[Start of Information shown]
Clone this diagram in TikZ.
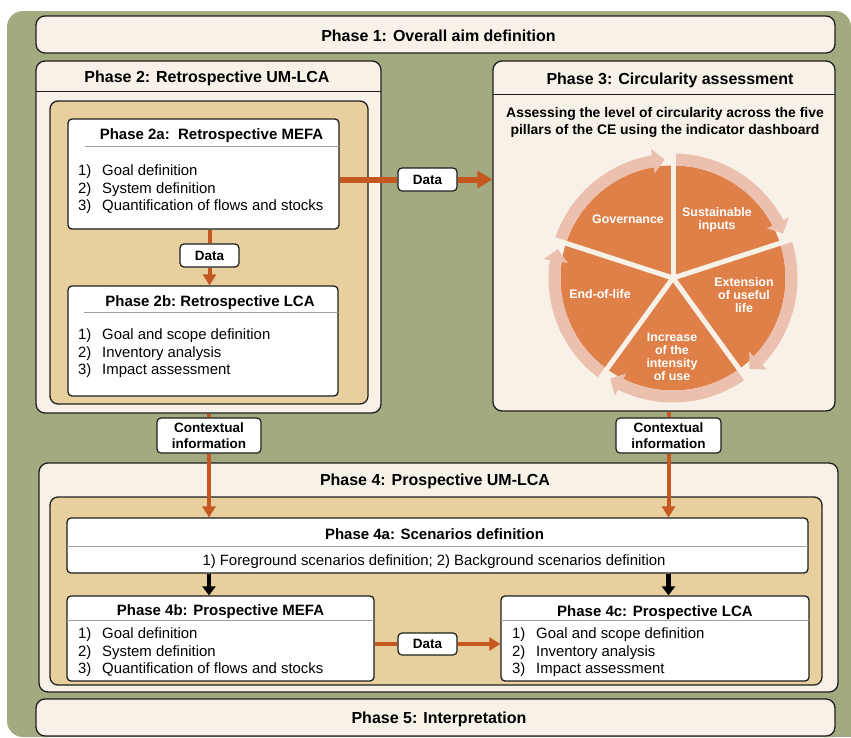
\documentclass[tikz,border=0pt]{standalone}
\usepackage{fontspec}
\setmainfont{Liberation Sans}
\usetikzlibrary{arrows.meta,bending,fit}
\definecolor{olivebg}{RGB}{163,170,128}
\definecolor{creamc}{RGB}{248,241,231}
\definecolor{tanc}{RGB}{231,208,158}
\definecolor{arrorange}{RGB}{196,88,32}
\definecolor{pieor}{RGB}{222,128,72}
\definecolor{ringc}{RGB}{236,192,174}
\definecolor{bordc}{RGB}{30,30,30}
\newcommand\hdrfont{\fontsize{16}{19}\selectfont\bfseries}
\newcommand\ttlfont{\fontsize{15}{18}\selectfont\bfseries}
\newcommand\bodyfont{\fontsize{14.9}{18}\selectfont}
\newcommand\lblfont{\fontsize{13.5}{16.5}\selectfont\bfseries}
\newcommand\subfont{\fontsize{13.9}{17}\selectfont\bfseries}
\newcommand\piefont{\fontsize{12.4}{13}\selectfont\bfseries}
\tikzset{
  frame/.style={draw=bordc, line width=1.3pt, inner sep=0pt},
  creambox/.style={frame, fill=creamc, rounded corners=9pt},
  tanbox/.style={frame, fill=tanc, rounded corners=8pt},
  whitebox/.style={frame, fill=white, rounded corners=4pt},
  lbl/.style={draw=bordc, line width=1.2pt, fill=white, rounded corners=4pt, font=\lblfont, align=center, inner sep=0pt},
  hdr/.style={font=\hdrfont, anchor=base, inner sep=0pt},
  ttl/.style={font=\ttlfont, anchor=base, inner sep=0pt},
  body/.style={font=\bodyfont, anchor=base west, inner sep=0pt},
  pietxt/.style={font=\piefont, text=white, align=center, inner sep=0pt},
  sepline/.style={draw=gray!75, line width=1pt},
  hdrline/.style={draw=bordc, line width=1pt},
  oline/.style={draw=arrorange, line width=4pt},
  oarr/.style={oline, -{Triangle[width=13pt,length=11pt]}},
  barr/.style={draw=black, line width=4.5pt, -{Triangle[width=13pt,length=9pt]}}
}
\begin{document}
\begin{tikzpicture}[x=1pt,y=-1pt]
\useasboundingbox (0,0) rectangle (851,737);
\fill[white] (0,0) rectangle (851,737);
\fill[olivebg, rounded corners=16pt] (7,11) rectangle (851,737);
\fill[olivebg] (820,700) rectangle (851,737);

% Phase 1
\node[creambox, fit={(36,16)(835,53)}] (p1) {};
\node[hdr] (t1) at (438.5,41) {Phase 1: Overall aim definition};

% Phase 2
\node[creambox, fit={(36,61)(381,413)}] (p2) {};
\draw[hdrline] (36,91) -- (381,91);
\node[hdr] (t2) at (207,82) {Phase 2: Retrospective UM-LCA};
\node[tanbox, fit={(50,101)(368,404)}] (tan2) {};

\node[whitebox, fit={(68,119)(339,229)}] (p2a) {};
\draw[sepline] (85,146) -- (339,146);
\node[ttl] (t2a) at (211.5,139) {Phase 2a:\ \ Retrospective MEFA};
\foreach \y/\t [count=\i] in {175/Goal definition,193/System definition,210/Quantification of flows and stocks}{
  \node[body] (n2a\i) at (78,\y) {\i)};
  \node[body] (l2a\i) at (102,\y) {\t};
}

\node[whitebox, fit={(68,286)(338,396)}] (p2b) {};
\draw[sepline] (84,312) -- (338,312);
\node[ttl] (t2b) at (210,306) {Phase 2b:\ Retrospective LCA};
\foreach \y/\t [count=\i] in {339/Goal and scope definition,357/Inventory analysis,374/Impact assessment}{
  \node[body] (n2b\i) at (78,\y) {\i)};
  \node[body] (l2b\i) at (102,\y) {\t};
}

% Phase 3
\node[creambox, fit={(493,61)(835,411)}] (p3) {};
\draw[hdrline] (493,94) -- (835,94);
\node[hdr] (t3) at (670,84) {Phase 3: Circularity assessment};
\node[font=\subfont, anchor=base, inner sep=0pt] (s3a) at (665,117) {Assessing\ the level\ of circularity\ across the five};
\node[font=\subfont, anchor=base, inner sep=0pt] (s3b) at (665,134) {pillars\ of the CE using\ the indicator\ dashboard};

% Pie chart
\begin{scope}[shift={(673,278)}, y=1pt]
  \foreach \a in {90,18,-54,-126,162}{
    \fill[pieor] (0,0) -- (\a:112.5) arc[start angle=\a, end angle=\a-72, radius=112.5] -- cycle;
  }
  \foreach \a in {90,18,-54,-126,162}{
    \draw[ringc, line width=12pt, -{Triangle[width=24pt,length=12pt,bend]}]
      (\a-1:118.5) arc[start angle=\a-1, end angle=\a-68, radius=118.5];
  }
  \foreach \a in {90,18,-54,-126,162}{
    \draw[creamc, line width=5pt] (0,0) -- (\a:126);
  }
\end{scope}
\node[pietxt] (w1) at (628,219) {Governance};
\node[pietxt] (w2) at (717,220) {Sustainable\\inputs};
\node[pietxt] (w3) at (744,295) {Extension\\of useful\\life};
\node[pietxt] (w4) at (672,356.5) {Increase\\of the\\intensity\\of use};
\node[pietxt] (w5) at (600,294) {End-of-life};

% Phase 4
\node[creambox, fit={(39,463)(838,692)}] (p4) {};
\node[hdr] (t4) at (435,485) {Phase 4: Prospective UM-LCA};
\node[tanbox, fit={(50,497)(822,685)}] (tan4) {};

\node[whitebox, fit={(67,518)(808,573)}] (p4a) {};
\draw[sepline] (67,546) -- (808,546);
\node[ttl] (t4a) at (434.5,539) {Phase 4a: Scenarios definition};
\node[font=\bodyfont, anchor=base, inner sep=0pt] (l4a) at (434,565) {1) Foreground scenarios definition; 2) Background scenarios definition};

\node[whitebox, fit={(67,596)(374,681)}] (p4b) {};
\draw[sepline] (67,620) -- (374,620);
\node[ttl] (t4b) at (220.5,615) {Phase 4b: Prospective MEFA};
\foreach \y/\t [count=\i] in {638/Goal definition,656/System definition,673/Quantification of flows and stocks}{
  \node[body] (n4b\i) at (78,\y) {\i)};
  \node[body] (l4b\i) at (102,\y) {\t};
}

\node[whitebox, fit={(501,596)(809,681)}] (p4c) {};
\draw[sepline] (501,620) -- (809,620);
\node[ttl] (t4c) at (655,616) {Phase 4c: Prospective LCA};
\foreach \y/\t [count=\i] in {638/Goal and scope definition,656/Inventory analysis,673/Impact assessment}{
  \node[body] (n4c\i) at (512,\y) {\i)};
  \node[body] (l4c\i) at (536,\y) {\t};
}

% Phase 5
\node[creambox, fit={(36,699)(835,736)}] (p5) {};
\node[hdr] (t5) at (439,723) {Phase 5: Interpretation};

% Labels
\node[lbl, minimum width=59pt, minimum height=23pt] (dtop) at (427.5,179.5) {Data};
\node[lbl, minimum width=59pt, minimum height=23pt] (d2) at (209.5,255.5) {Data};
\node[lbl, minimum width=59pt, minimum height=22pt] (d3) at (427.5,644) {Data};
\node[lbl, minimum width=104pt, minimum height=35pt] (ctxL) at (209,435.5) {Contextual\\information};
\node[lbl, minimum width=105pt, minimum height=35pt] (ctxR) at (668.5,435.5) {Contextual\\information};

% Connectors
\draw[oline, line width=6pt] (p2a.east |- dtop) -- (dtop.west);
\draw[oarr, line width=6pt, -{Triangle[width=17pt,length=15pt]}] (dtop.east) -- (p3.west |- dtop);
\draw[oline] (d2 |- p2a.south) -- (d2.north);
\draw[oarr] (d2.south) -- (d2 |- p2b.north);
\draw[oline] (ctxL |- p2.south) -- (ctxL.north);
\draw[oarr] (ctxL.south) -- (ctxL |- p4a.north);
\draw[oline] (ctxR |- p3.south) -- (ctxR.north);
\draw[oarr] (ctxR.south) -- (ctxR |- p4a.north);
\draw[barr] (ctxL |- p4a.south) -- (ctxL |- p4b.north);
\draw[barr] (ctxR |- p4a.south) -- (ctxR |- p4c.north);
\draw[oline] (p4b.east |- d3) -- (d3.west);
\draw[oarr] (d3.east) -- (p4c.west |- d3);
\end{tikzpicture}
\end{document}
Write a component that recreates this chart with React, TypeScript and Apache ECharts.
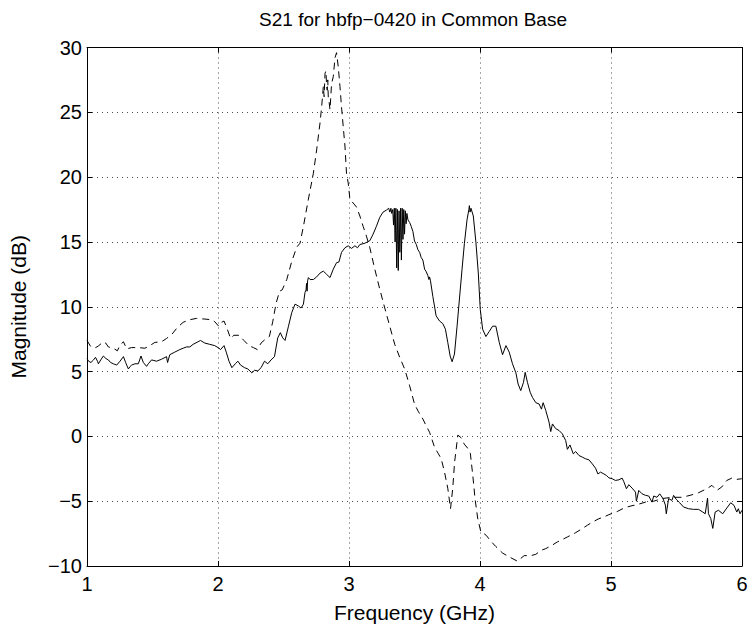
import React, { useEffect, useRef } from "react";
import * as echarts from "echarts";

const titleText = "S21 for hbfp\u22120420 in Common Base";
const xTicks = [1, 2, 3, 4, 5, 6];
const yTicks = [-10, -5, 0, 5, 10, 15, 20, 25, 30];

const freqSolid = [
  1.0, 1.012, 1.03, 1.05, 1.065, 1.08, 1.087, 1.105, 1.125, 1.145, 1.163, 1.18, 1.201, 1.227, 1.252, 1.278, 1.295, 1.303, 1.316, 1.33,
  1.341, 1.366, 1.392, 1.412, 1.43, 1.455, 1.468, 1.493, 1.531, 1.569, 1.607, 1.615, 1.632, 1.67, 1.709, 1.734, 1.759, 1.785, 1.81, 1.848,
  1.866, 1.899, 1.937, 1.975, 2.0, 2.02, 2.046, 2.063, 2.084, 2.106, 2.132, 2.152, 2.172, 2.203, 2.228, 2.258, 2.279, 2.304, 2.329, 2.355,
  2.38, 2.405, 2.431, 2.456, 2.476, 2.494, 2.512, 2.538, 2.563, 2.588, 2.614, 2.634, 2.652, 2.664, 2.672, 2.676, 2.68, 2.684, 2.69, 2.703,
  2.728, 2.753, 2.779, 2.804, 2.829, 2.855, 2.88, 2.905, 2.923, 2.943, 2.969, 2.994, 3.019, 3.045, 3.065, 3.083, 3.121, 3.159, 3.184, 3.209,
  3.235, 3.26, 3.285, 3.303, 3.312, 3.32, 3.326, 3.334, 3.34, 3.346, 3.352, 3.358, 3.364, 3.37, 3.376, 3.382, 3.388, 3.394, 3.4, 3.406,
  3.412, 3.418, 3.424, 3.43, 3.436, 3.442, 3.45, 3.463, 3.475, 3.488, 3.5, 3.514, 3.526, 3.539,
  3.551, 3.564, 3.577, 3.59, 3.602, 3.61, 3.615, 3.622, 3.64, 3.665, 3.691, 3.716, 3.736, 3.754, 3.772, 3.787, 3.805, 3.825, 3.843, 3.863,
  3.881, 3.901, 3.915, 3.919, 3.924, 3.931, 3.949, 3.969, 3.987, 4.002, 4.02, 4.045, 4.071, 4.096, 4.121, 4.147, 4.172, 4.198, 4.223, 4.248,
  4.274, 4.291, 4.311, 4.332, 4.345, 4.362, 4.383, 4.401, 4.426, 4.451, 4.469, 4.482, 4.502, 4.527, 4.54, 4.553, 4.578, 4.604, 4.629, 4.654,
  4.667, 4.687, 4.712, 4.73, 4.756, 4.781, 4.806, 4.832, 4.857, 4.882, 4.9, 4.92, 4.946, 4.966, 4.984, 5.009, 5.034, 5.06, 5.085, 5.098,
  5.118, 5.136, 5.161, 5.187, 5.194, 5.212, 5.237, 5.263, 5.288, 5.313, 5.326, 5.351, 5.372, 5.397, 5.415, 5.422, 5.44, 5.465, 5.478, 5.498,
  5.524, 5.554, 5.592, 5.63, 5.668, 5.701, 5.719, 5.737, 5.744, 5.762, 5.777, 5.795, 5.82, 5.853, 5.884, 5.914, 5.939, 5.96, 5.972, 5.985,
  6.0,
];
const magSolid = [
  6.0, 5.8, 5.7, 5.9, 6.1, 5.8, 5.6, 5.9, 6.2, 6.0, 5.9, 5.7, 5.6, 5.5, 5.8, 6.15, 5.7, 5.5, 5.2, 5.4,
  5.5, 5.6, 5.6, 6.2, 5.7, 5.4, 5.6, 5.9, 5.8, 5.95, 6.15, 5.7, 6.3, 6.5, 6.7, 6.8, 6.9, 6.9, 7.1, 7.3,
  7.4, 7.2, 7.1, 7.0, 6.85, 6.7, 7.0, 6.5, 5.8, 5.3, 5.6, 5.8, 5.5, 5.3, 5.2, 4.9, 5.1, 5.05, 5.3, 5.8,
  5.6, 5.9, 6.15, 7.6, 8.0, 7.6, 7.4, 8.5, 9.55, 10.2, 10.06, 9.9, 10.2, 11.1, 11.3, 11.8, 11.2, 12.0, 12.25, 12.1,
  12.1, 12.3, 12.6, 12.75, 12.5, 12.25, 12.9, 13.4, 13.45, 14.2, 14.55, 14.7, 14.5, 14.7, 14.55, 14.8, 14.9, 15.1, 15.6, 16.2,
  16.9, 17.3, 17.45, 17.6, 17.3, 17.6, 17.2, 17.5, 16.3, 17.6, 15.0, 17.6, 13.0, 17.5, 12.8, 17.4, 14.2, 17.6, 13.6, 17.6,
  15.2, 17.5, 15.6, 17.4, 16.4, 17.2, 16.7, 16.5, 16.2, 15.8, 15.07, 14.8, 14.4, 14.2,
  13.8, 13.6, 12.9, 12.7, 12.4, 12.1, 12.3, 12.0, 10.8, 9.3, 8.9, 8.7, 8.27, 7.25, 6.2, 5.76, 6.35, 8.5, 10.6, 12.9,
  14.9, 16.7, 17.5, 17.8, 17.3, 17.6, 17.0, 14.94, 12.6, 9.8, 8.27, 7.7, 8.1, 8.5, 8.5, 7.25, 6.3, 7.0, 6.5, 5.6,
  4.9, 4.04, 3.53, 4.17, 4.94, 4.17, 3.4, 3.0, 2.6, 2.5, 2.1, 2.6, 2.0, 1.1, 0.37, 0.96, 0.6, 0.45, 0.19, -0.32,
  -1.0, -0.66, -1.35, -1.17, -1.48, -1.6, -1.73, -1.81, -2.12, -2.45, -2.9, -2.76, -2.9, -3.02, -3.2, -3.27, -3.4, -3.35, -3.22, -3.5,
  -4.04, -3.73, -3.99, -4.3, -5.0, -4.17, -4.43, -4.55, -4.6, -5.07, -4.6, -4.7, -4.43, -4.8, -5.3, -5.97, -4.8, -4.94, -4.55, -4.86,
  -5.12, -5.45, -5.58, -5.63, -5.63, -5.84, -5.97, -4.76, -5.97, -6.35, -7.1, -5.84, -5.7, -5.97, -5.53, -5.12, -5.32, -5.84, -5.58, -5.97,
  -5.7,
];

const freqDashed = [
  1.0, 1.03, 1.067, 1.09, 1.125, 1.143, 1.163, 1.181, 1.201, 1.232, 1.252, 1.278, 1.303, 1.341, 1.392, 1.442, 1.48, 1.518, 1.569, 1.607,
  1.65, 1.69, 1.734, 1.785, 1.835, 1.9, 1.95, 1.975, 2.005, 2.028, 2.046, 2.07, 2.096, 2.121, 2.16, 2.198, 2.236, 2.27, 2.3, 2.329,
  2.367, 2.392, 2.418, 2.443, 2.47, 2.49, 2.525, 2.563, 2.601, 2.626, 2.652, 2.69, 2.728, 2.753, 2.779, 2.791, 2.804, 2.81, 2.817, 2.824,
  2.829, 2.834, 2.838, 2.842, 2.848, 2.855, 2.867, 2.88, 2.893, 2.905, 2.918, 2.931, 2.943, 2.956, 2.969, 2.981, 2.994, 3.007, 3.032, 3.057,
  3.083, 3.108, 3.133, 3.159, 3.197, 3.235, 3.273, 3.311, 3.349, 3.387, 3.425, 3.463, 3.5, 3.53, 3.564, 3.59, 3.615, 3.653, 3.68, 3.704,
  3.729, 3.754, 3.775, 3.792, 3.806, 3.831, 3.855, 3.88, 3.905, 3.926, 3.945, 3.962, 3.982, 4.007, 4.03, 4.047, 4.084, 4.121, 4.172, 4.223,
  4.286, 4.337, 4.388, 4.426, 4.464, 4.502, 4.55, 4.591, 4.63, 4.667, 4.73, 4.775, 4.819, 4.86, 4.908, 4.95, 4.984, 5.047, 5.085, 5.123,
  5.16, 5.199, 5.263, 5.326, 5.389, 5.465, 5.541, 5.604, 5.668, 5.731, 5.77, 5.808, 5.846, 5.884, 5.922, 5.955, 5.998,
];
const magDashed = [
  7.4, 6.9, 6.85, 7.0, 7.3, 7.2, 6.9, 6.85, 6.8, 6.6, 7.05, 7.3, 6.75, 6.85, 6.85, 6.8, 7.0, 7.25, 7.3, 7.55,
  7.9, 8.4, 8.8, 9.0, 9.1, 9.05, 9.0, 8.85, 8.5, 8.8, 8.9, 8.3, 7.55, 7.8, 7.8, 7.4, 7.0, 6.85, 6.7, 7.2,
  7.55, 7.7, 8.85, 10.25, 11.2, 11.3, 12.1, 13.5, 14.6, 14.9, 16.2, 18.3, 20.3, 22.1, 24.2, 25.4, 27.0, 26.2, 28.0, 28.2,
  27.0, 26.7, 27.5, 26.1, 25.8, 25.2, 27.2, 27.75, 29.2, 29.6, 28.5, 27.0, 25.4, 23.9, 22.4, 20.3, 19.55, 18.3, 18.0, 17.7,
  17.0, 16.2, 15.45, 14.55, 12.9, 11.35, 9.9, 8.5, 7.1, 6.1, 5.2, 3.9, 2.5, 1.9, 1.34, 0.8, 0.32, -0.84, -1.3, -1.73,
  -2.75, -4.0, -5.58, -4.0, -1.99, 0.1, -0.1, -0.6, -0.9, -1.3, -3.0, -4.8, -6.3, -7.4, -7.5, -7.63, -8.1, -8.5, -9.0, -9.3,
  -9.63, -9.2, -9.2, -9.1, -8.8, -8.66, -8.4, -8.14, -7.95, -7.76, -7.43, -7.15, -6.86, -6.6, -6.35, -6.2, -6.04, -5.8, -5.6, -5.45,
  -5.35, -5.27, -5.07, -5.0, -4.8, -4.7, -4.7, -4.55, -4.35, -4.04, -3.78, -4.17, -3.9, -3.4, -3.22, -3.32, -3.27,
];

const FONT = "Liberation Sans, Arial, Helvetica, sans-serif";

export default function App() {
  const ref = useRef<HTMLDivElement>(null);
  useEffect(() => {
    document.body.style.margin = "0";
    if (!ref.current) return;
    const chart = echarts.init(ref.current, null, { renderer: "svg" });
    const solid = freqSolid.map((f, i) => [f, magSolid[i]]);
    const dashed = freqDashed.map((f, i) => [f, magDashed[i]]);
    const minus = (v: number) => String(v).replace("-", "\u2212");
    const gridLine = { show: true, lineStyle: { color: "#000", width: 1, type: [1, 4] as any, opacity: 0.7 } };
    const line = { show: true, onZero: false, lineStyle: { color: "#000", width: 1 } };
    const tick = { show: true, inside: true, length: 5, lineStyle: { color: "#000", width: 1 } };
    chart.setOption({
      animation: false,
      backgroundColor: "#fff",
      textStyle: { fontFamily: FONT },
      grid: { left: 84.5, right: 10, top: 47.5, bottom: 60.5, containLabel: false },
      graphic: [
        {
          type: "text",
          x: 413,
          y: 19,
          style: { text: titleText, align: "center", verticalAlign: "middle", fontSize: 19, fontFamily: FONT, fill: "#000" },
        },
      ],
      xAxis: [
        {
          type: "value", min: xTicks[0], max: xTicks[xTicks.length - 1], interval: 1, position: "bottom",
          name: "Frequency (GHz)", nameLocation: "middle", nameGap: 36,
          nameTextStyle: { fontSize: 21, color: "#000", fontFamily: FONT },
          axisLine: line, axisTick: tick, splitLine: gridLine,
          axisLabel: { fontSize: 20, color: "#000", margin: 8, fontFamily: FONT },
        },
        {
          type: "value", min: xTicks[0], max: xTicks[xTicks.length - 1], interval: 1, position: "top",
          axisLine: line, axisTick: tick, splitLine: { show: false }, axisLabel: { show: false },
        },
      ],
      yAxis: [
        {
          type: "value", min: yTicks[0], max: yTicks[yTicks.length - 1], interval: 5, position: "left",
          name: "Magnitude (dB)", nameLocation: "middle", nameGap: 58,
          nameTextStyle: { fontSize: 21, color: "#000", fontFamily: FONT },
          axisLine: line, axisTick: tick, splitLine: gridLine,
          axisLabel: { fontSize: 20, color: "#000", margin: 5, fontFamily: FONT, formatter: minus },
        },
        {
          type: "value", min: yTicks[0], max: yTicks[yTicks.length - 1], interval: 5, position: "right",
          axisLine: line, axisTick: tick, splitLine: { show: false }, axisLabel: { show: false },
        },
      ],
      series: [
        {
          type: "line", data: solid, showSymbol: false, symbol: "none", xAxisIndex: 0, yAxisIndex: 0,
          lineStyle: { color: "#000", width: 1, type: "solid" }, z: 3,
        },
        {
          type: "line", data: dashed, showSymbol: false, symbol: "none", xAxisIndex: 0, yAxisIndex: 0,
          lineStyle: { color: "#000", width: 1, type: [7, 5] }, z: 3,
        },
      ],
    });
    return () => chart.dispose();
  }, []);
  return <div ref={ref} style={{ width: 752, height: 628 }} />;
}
[End of Information shown]
§ **What needs to be done**:
Do not copy any pictures. Retype exactly the stretch from the line with "Write a component" through the line with "20, 25, 30];".

§ **Result of the exercise**:
Write a component that recreates this chart with React, TypeScript and Apache ECharts.
import React, { useEffect, useRef } from "react";
import * as echarts from "echarts";

const titleText = "S21 for hbfp\u22120420 in Common Base";
const xTicks = [1, 2, 3, 4, 5, 6];
const yTicks = [-10, -5, 0, 5, 10, 15, 20, 25, 30];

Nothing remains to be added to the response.